More curious still is the actual voting in the House Foreign Affairs Committee on the resolution. Normally, the Israel first crowd lines up to protect Turkey as Ankara has been a reliable Muslim ally to Tel Aviv. Outspoken Abe Foxman, who heads the Anti-Defamation League, has vacillated on whether or not to support any official recognition of the Armenian genocide. Groups like B'nai Brith International and the Jewish Institute of National Security Affairs have refused to endorse recognition. Foxman in particular has been criticized by other Jews who object to his constant citing of the Holocaust while wavering over the Armenian claim to having had a similar experience. In Congress, the House Foreign Affairs Committee Chairman Tom Lantos of California is so close to Israel that he often acts for that country as a spokesman. Lantos has ambitions to become Secretary of State in a Hillary Clinton administration, so it is possible that he is attempting to establish his credentials as a statesman and an independent voice, but he always looks to Israel's interests first and it may be that the Israel lobby is concerned by the increased Islamic manifestations in Turkey and is delivering a warning shot to Turkish Prime Minister Recep Tayyip Erdogan.
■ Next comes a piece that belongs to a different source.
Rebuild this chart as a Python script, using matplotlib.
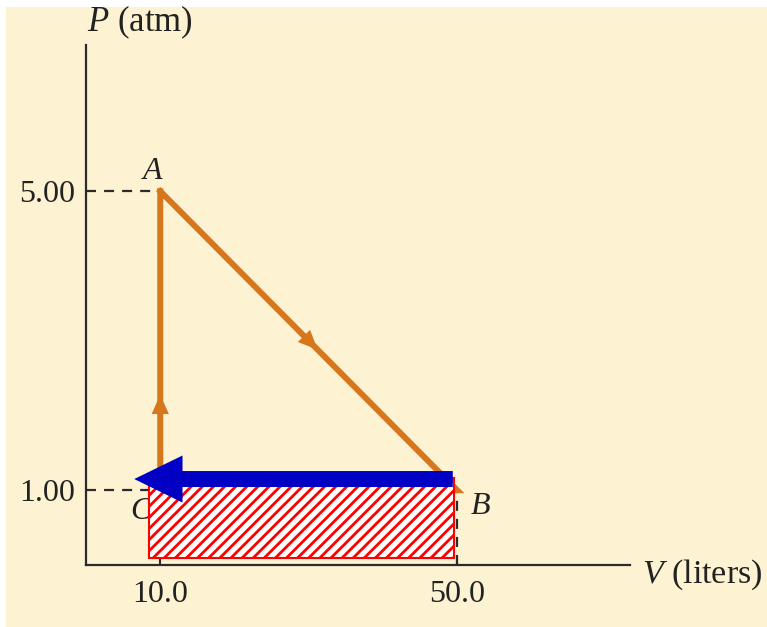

Seven out of eight Jews on the Foreign Affairs Committee followed Lantos's lead by voting in support of the resolution. One other theory is that diminishing Turkey's regional role will enhance the need to rely more on Israel, making it perforce the "indispensable" U.S. ally in the Middle East and a third possibility is that pressuring the Kurds will speed the break-up of Iraq, which could be construed as being in the Israeli interest. If any of those arguments is driving the genocide resolution process the end result will be bad for the United States and not necessarily good for Israel. Embroiled in Iraq without any easy way out and heavily dependent on the supply line passing through southern Turkey, Washington has much more to lose than to gain by turning Ankara into an enemy.